Interview: The Fresh Connection (2013)

Mark Jaffe of The Fresh Connection interviewed by Madeline Parish on June 25, 2013.

A finalist for the 2013 LOHAS prize with the William James Foundation The Fresh Connection is doing great things to redefine the local food system in New York City. We were fortunate enough to be able to catch up with Mark Jaffe, Founder of The Fresh Connection, last week. He shared how he is working to provide quality and timely delivery of local produce and specialty foods to customers such as individuals, farmers markets and restaurants. Mark’s hard work and experience in both the farming and transportation systems makes him the perfect person to transform the food transportation system in NYC. 

Is The Fresh Connection in business?

We are currently in business. We began operations last year but this will be our first year operating at capacity.

How many people do you employ?

Right now its myself and then I recently hired two drivers and am looking to hire a third part time driver in the near future.

Where are you located?

We are based in Brooklyn, New York and operate all over New York City.

Who are your customers?

When it comes down to it we operate as a fee for service food delivery operation. So our customers are whoever needs product transported. I’ve found that most of the time our customers are the companies making connections between retailers and buyers who need a third party to make deliveries. We also have some customers who do direct sales and found that doing deliveries themselves wasn’t efficient. Recently, we have also begun working with a few retail stores in Brooklyn who do local sourcing and want to sell the local product in their stores but found it inefficient to send out employees to handle the transport.

As you can see our customers are on all ends of the spectrum and that’s where I come in.

What are your revenues?

Its a little hard to give a representative number because this is the first year where I’ve been operating at capacity. Last year it was $5,300 but our year to date revenues for this year are over $30,000. And we have not been, overall, making a net profit but over the past couple months we have been.  

What problem are you trying to solve?

The problem The Fresh Connection is trying to solve is pretty simple. We’re trying to figure out the most efficient way to move product from one point to another. There are a number of parties in the sustainable local food sector who are ready to go with this idea but who don’t have the correct skill set. For those people using internal personnel to transport their product It takes away from the focus and if you outsource to a basic transport company they often can’t handle the smaller volume orders.

So I offer specialty knowledge and the ability to be flexible. I often say to people that my value is that I know the difference between a box of kale and collard greens and can also drive a 24ft truck around New York City.

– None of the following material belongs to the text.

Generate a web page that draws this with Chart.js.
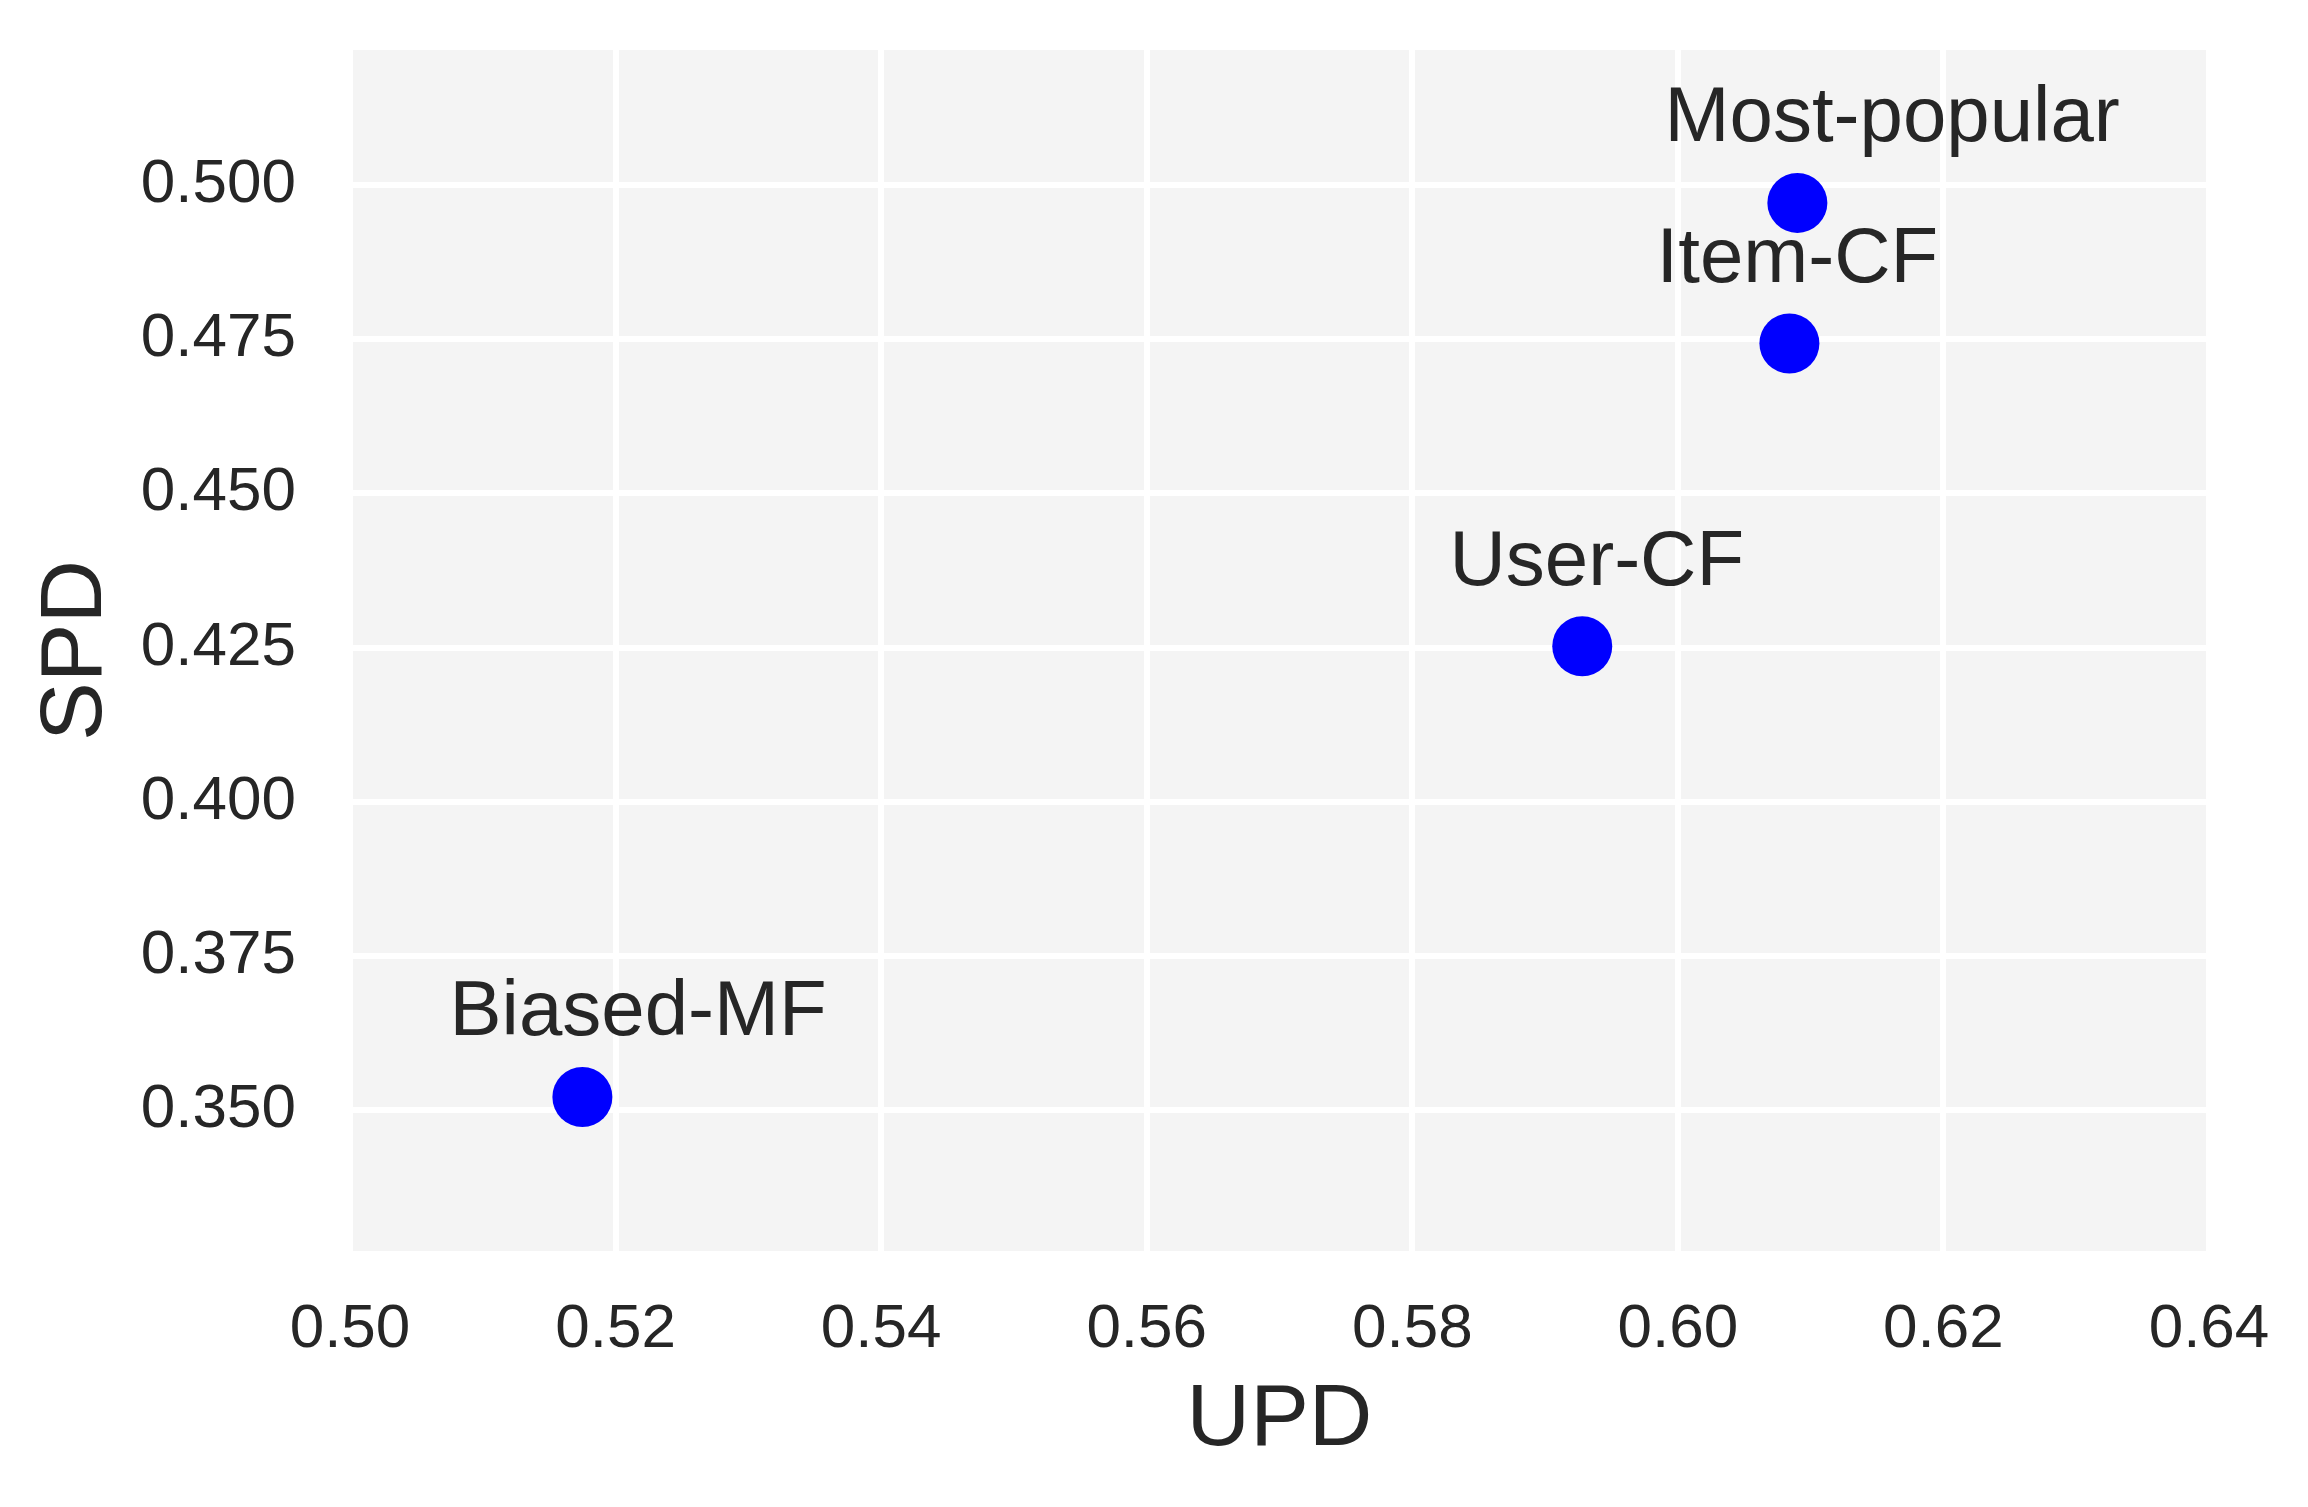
<!DOCTYPE html>
<html lang="en">
<head>
    <meta charset="UTF-8">
    <script src="https://cdn.jsdelivr.net/npm/chart.js"></script>
    <title>UPD vs SPD</title>
    <style>
        html, body { margin: 0; padding: 0; background: #ffffff; }
        canvas { display: block; }
    </style>
</head>
<body>
    <canvas id="myChart" width="2308" height="1507" style="width:2308px;height:1507px"></canvas>

    <script>
        // values
        const methods = ["Most-popular", "Item-CF", "User-CF", "Biased-MF"];
        const updValues = [0.6090, 0.6084, 0.5928, 0.5175];
        const spdValues = [0.4971, 0.4743, 0.4252, 0.3521];

        const xTicks = [0.50, 0.52, 0.54, 0.56, 0.58, 0.60, 0.62, 0.64];
        const yTicks = [0.350, 0.375, 0.400, 0.425, 0.450, 0.475, 0.500];

        const textColor = "#262626";
        const fontName = "'Liberation Sans', Arial, sans-serif";

        const points = updValues.map(function(x, i) {
            return { x: x, y: spdValues[i] };
        });

        // grey plot background
        const plotBackground = {
            id: "plotBackground",
            beforeDraw: function(chart) {
                const a = chart.chartArea;
                const ctx = chart.ctx;
                ctx.save();
                ctx.fillStyle = "#f4f4f4";
                ctx.fillRect(a.left, a.top, a.right - a.left, a.bottom - a.top);
                ctx.restore();
            }
        };

        // method names next to each point, offset by 0.01 in data units
        const pointLabels = {
            id: "pointLabels",
            afterDatasetsDraw: function(chart) {
                const ctx = chart.ctx;
                const xs = chart.scales.x;
                const ys = chart.scales.y;
                ctx.save();
                ctx.font = "78px " + fontName;
                ctx.fillStyle = textColor;
                ctx.textAlign = "left";
                ctx.textBaseline = "alphabetic";
                methods.forEach(function(name, i) {
                    const px = xs.getPixelForValue(updValues[i] - 0.01);
                    const py = ys.getPixelForValue(spdValues[i] + 0.01);
                    ctx.fillText(name, px, py);
                });
                ctx.restore();
            }
        };

        new Chart("myChart", {
            type: "scatter",
            data: {
                datasets: [{
                    label: "methods",
                    data: points,
                    backgroundColor: "#0000ff",
                    borderWidth: 0,
                    pointRadius: 30,
                    pointHoverRadius: 30
                }]
            },
            options: {
                responsive: false,
                animation: false,
                devicePixelRatio: 1,
                layout: { padding: { top: 50, right: 99, left: 0, bottom: 0 } },
                plugins: {
                    legend: { display: false },
                    tooltip: { enabled: false }
                },
                scales: {
                    x: {
                        type: "linear",
                        min: 0.50,
                        max: 0.64,
                        afterBuildTicks: function(scale) {
                            scale.ticks = xTicks.map(function(v) { return { value: v }; });
                        },
                        afterFit: function(scale) {
                            scale.height = 256;
                            scale.paddingLeft = 0;
                            scale.paddingRight = 0;
                        },
                        border: { display: false },
                        grid: { color: "#ffffff", lineWidth: 6, drawTicks: false },
                        ticks: {
                            padding: 42,
                            color: textColor,
                            font: { family: fontName, size: 62 },
                            maxRotation: 0,
                            callback: function(v) { return Number(v).toFixed(2); }
                        },
                        title: {
                            display: true,
                            text: "UPD",
                            color: textColor,
                            font: { family: fontName, size: 88 },
                            padding: 33
                        }
                    },
                    y: {
                        type: "linear",
                        min: 0.32714,
                        max: 0.52189,
                        afterBuildTicks: function(scale) {
                            scale.ticks = yTicks.map(function(v) { return { value: v }; });
                        },
                        afterFit: function(scale) {
                            scale.width = 350;
                            scale.paddingTop = 0;
                            scale.paddingBottom = 0;
                        },
                        border: { display: false },
                        grid: { color: "#ffffff", lineWidth: 6, drawTicks: false },
                        ticks: {
                            padding: 54,
                            color: textColor,
                            font: { family: fontName, size: 62 },
                            callback: function(v) { return Number(v).toFixed(3); }
                        },
                        title: {
                            display: true,
                            text: "SPD",
                            color: textColor,
                            font: { family: fontName, size: 88 },
                            padding: 24
                        }
                    }
                }
            },
            plugins: [plotBackground, pointLabels]
        });
    </script>
</body>
</html>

How did you become interested in the problem?

I would say it was a gradual immersion. I worked as part of a food co-op in Washington and started to think more about where my food came from. This was really important for me because growing up in the suburbs I just thought my food came from the supermarket. After working in for the co-op I worked on a farm in Maine. There I got learn more about farming and food production.

My interest in transport comes from my experience as a truck driver for a small scale food distributor. During this time I worked with small farms and learned about the challenges of moving the product through blood, sweat and tears. It occurred to me that there wasn’t enough attention paid to getting the product delivered efficiently and that there was a lack of dedication.

My work as a distributor and my experience with local farming really planted the seed in my mind that there’s got to be a better way to improve this and make it not just a niche operation but a whole new food system.

What is your solution to the problem?

The Fresh Connection is putting forth the solution of building a sustainable local food system without using unspecialized mainstream producer distribution. The Fresh Connection sees the need for specialized entities each tackling different aspects of the problem rather than vertically integrated companies. I think that we really need to focus on creating a strong supply chain and food system.


How has the William James Foundation competition and mentoring program helped you?

The whole experience has been great. Aside from the prospective prizes the reward of being able to have the feedback from judges and the push to think of my business in a business like was has been invaluable. Especially because knowing myself I wouldn’t have sat down and addressed all of the logistical requirements that I needed to. It was also great to get the critiques that pushed me to adjust my thinking because I have a minimal management and directorial background and definitely no firm business training so the insight into my business was amazing.

What are your major challenges?

One of the major challenges I’ve been facing is the pragmatic task of creating enough time in the day to do everything. I want to be able to connect and network but I also have to get the deliveries done.

Beyond that I am also attempting to navigate how to best increase my capacity but also have planned growth so that I can keep within my limits. The challenge for me is setting the parameters to day no if I really can’t do it because I’d rather say no rather than say yes and not make the delivery or have something go wrong.

Anything else you’d like the William James Foundation community to know?

One of the biggest pieces of feedback I received from the first round was to address how The Fresh Connection is different from a normal trucking company so I want to emphasize that we operate on the intersection between the practical logistical expertise and also the knowledge of the local food system.